JOB =
Copy out the data exactly, leaving the pictures behind.

══ DATA BLOCK ══

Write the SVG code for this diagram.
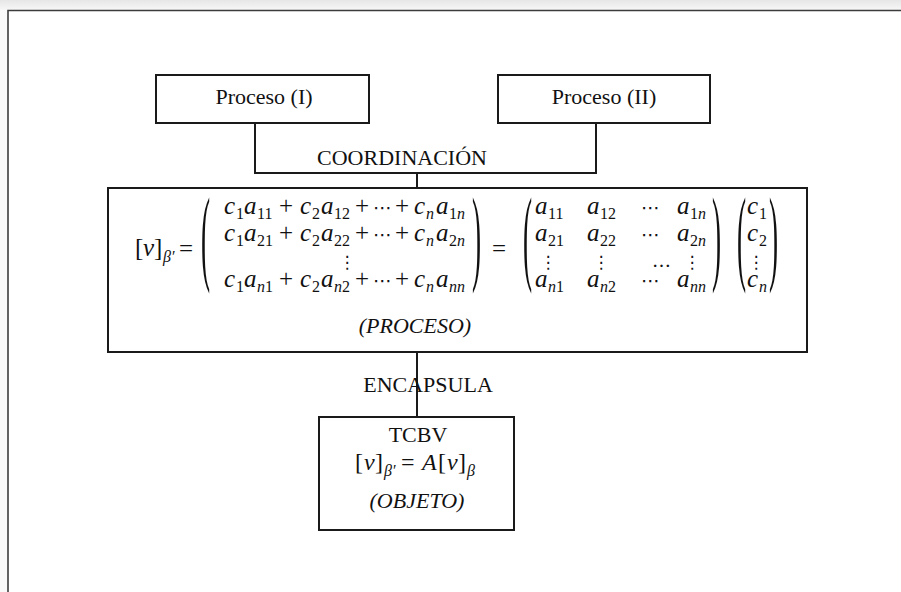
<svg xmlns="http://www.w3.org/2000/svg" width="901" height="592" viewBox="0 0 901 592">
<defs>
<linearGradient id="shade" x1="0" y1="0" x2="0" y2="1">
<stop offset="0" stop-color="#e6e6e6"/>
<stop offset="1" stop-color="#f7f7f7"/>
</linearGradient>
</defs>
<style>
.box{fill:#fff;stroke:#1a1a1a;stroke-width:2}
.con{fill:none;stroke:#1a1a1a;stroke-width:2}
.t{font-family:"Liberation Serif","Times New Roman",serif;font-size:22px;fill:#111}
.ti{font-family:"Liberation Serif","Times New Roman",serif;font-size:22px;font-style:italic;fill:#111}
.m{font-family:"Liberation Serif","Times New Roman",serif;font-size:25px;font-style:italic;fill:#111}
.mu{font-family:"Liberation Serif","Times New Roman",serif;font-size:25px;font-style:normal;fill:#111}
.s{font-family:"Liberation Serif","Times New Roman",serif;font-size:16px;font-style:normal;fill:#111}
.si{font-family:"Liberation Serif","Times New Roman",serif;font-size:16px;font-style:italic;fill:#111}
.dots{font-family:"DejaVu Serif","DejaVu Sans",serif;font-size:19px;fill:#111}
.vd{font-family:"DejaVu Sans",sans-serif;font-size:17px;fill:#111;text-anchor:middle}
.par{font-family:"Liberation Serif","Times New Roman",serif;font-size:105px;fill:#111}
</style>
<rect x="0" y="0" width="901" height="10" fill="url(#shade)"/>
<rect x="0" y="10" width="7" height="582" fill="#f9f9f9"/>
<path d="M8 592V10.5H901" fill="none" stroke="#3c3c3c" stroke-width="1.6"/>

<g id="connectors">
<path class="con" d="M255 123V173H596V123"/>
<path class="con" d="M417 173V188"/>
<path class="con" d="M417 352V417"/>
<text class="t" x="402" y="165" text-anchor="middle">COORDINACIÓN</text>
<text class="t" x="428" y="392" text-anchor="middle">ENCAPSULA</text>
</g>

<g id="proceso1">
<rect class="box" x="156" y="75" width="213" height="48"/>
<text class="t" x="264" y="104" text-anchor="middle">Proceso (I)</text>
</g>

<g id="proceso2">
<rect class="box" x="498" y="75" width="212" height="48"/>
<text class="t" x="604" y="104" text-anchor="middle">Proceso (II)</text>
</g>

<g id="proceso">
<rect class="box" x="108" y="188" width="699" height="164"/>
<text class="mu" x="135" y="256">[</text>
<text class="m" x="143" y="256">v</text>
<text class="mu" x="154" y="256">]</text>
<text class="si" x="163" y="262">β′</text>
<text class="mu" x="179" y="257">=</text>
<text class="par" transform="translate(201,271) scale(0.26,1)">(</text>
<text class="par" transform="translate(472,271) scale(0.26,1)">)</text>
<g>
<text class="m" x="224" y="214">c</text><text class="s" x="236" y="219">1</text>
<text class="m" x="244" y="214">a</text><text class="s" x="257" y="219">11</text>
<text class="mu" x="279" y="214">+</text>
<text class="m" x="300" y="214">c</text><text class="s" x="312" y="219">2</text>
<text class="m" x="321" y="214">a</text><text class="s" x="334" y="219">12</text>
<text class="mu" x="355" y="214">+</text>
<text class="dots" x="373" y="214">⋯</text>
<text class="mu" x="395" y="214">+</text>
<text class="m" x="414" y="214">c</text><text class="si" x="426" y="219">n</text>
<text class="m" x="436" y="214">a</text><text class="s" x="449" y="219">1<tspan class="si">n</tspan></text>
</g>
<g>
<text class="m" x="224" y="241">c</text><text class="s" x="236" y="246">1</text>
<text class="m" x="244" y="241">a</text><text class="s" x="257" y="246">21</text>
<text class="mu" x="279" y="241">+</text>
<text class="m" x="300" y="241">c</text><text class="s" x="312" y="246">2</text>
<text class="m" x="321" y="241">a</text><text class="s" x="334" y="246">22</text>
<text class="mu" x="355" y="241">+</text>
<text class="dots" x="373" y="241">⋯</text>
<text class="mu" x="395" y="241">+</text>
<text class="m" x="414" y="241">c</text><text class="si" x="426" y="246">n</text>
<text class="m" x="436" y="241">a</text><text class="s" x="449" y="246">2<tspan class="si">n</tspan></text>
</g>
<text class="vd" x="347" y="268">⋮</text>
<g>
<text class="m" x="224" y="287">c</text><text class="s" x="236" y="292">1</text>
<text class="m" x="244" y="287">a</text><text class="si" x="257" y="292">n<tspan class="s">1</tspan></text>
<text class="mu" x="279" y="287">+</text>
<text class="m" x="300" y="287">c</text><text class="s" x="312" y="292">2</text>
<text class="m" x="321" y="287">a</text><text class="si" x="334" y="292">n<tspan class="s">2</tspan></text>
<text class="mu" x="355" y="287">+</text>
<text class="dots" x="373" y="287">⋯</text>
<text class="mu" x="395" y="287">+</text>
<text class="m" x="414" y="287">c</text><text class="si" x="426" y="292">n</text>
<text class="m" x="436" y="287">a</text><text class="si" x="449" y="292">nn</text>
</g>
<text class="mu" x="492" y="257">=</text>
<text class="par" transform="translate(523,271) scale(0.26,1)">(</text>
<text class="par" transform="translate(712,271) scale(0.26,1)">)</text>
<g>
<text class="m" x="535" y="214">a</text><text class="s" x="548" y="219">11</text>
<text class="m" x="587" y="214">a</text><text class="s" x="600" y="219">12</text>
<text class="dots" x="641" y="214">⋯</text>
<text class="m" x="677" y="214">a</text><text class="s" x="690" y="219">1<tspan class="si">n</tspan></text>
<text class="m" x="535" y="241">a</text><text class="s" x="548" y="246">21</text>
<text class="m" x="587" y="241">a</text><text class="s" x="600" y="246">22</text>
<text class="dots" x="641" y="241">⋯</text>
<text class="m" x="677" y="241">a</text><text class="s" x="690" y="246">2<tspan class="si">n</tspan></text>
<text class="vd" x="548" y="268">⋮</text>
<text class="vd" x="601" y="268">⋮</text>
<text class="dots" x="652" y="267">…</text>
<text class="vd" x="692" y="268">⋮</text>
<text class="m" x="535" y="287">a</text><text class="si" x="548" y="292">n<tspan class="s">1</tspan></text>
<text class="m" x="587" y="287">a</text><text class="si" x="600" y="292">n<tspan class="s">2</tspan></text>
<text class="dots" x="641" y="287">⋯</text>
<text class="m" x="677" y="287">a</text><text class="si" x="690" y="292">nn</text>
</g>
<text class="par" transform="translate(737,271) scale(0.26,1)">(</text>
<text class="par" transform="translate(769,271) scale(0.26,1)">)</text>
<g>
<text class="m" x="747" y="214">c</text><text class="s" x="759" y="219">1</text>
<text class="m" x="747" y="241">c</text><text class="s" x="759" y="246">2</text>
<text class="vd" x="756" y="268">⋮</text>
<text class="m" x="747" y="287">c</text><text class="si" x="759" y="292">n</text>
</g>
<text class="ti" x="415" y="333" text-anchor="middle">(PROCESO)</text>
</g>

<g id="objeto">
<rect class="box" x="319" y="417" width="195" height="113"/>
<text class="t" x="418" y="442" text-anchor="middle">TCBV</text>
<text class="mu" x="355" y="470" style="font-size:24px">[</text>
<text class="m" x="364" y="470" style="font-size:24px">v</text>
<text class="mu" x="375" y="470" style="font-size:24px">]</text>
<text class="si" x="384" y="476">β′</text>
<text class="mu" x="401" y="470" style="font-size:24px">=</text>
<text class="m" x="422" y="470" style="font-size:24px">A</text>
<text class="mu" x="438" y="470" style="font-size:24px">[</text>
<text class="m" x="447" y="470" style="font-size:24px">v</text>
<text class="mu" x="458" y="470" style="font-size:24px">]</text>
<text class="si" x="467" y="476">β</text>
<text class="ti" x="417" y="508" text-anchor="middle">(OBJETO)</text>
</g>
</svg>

═══

REPLY =
Write the SVG code for this diagram.
<svg xmlns="http://www.w3.org/2000/svg" width="901" height="592" viewBox="0 0 901 592">
<defs>
<linearGradient id="shade" x1="0" y1="0" x2="0" y2="1">
<stop offset="0" stop-color="#e6e6e6"/>
<stop offset="1" stop-color="#f7f7f7"/>
</linearGradient>
</defs>
<style>
.box{fill:#fff;stroke:#1a1a1a;stroke-width:2}
.con{fill:none;stroke:#1a1a1a;stroke-width:2}
.t{font-family:"Liberation Serif","Times New Roman",serif;font-size:22px;fill:#111}
.ti{font-family:"Liberation Serif","Times New Roman",serif;font-size:22px;font-style:italic;fill:#111}
.m{font-family:"Liberation Serif","Times New Roman",serif;font-size:25px;font-style:italic;fill:#111}
.mu{font-family:"Liberation Serif","Times New Roman",serif;font-size:25px;font-style:normal;fill:#111}
.s{font-family:"Liberation Serif","Times New Roman",serif;font-size:16px;font-style:normal;fill:#111}
.si{font-family:"Liberation Serif","Times New Roman",serif;font-size:16px;font-style:italic;fill:#111}
.dots{font-family:"DejaVu Serif","DejaVu Sans",serif;font-size:19px;fill:#111}
.vd{font-family:"DejaVu Sans",sans-serif;font-size:17px;fill:#111;text-anchor:middle}
.par{font-family:"Liberation Serif","Times New Roman",serif;font-size:105px;fill:#111}
</style>
<rect x="0" y="0" width="901" height="10" fill="url(#shade)"/>
<rect x="0" y="10" width="7" height="582" fill="#f9f9f9"/>
<path d="M8 592V10.5H901" fill="none" stroke="#3c3c3c" stroke-width="1.6"/>

<g id="connectors">
<path class="con" d="M255 123V173H596V123"/>
<path class="con" d="M417 173V188"/>
<path class="con" d="M417 352V417"/>
<text class="t" x="402" y="165" text-anchor="middle">COORDINACIÓN</text>
<text class="t" x="428" y="392" text-anchor="middle">ENCAPSULA</text>
</g>

<g id="proceso1">
<rect class="box" x="156" y="75" width="213" height="48"/>
<text class="t" x="264" y="104" text-anchor="middle">Proceso (I)</text>
</g>

<g id="proceso2">
<rect class="box" x="498" y="75" width="212" height="48"/>
<text class="t" x="604" y="104" text-anchor="middle">Proceso (II)</text>
</g>

<g id="proceso">
<rect class="box" x="108" y="188" width="699" height="164"/>
<text class="mu" x="135" y="256">[</text>
<text class="m" x="143" y="256">v</text>
<text class="mu" x="154" y="256">]</text>
<text class="si" x="163" y="262">β′</text>
<text class="mu" x="179" y="257">=</text>
<text class="par" transform="translate(201,271) scale(0.26,1)">(</text>
<text class="par" transform="translate(472,271) scale(0.26,1)">)</text>
<g>
<text class="m" x="224" y="214">c</text><text class="s" x="236" y="219">1</text>
<text class="m" x="244" y="214">a</text><text class="s" x="257" y="219">11</text>
<text class="mu" x="279" y="214">+</text>
<text class="m" x="300" y="214">c</text><text class="s" x="312" y="219">2</text>
<text class="m" x="321" y="214">a</text><text class="s" x="334" y="219">12</text>
<text class="mu" x="355" y="214">+</text>
<text class="dots" x="373" y="214">⋯</text>
<text class="mu" x="395" y="214">+</text>
<text class="m" x="414" y="214">c</text><text class="si" x="426" y="219">n</text>
<text class="m" x="436" y="214">a</text><text class="s" x="449" y="219">1<tspan class="si">n</tspan></text>
</g>
<g>
<text class="m" x="224" y="241">c</text><text class="s" x="236" y="246">1</text>
<text class="m" x="244" y="241">a</text><text class="s" x="257" y="246">21</text>
<text class="mu" x="279" y="241">+</text>
<text class="m" x="300" y="241">c</text><text class="s" x="312" y="246">2</text>
<text class="m" x="321" y="241">a</text><text class="s" x="334" y="246">22</text>
<text class="mu" x="355" y="241">+</text>
<text class="dots" x="373" y="241">⋯</text>
<text class="mu" x="395" y="241">+</text>
<text class="m" x="414" y="241">c</text><text class="si" x="426" y="246">n</text>
<text class="m" x="436" y="241">a</text><text class="s" x="449" y="246">2<tspan class="si">n</tspan></text>
</g>
<text class="vd" x="347" y="268">⋮</text>
<g>
<text class="m" x="224" y="287">c</text><text class="s" x="236" y="292">1</text>
<text class="m" x="244" y="287">a</text><text class="si" x="257" y="292">n<tspan class="s">1</tspan></text>
<text class="mu" x="279" y="287">+</text>
<text class="m" x="300" y="287">c</text><text class="s" x="312" y="292">2</text>
<text class="m" x="321" y="287">a</text><text class="si" x="334" y="292">n<tspan class="s">2</tspan></text>
<text class="mu" x="355" y="287">+</text>
<text class="dots" x="373" y="287">⋯</text>
<text class="mu" x="395" y="287">+</text>
<text class="m" x="414" y="287">c</text><text class="si" x="426" y="292">n</text>
<text class="m" x="436" y="287">a</text><text class="si" x="449" y="292">nn</text>
</g>
<text class="mu" x="492" y="257">=</text>
<text class="par" transform="translate(523,271) scale(0.26,1)">(</text>
<text class="par" transform="translate(712,271) scale(0.26,1)">)</text>
<g>
<text class="m" x="535" y="214">a</text><text class="s" x="548" y="219">11</text>
<text class="m" x="587" y="214">a</text><text class="s" x="600" y="219">12</text>
<text class="dots" x="641" y="214">⋯</text>
<text class="m" x="677" y="214">a</text><text class="s" x="690" y="219">1<tspan class="si">n</tspan></text>
<text class="m" x="535" y="241">a</text><text class="s" x="548" y="246">21</text>
<text class="m" x="587" y="241">a</text><text class="s" x="600" y="246">22</text>
<text class="dots" x="641" y="241">⋯</text>
<text class="m" x="677" y="241">a</text><text class="s" x="690" y="246">2<tspan class="si">n</tspan></text>
<text class="vd" x="548" y="268">⋮</text>
<text class="vd" x="601" y="268">⋮</text>
<text class="dots" x="652" y="267">…</text>
<text class="vd" x="692" y="268">⋮</text>
<text class="m" x="535" y="287">a</text><text class="si" x="548" y="292">n<tspan class="s">1</tspan></text>
<text class="m" x="587" y="287">a</text><text class="si" x="600" y="292">n<tspan class="s">2</tspan></text>
<text class="dots" x="641" y="287">⋯</text>
<text class="m" x="677" y="287">a</text><text class="si" x="690" y="292">nn</text>
</g>
<text class="par" transform="translate(737,271) scale(0.26,1)">(</text>
<text class="par" transform="translate(769,271) scale(0.26,1)">)</text>
<g>
<text class="m" x="747" y="214">c</text><text class="s" x="759" y="219">1</text>
<text class="m" x="747" y="241">c</text><text class="s" x="759" y="246">2</text>
<text class="vd" x="756" y="268">⋮</text>
<text class="m" x="747" y="287">c</text><text class="si" x="759" y="292">n</text>
</g>
<text class="ti" x="415" y="333" text-anchor="middle">(PROCESO)</text>
</g>

<g id="objeto">
<rect class="box" x="319" y="417" width="195" height="113"/>
<text class="t" x="418" y="442" text-anchor="middle">TCBV</text>
<text class="mu" x="355" y="470" style="font-size:24px">[</text>
<text class="m" x="364" y="470" style="font-size:24px">v</text>
<text class="mu" x="375" y="470" style="font-size:24px">]</text>
<text class="si" x="384" y="476">β′</text>
<text class="mu" x="401" y="470" style="font-size:24px">=</text>
<text class="m" x="422" y="470" style="font-size:24px">A</text>
<text class="mu" x="438" y="470" style="font-size:24px">[</text>
<text class="m" x="447" y="470" style="font-size:24px">v</text>
<text class="mu" x="458" y="470" style="font-size:24px">]</text>
<text class="si" x="467" y="476">β</text>
<text class="ti" x="417" y="508" text-anchor="middle">(OBJETO)</text>
</g>
</svg>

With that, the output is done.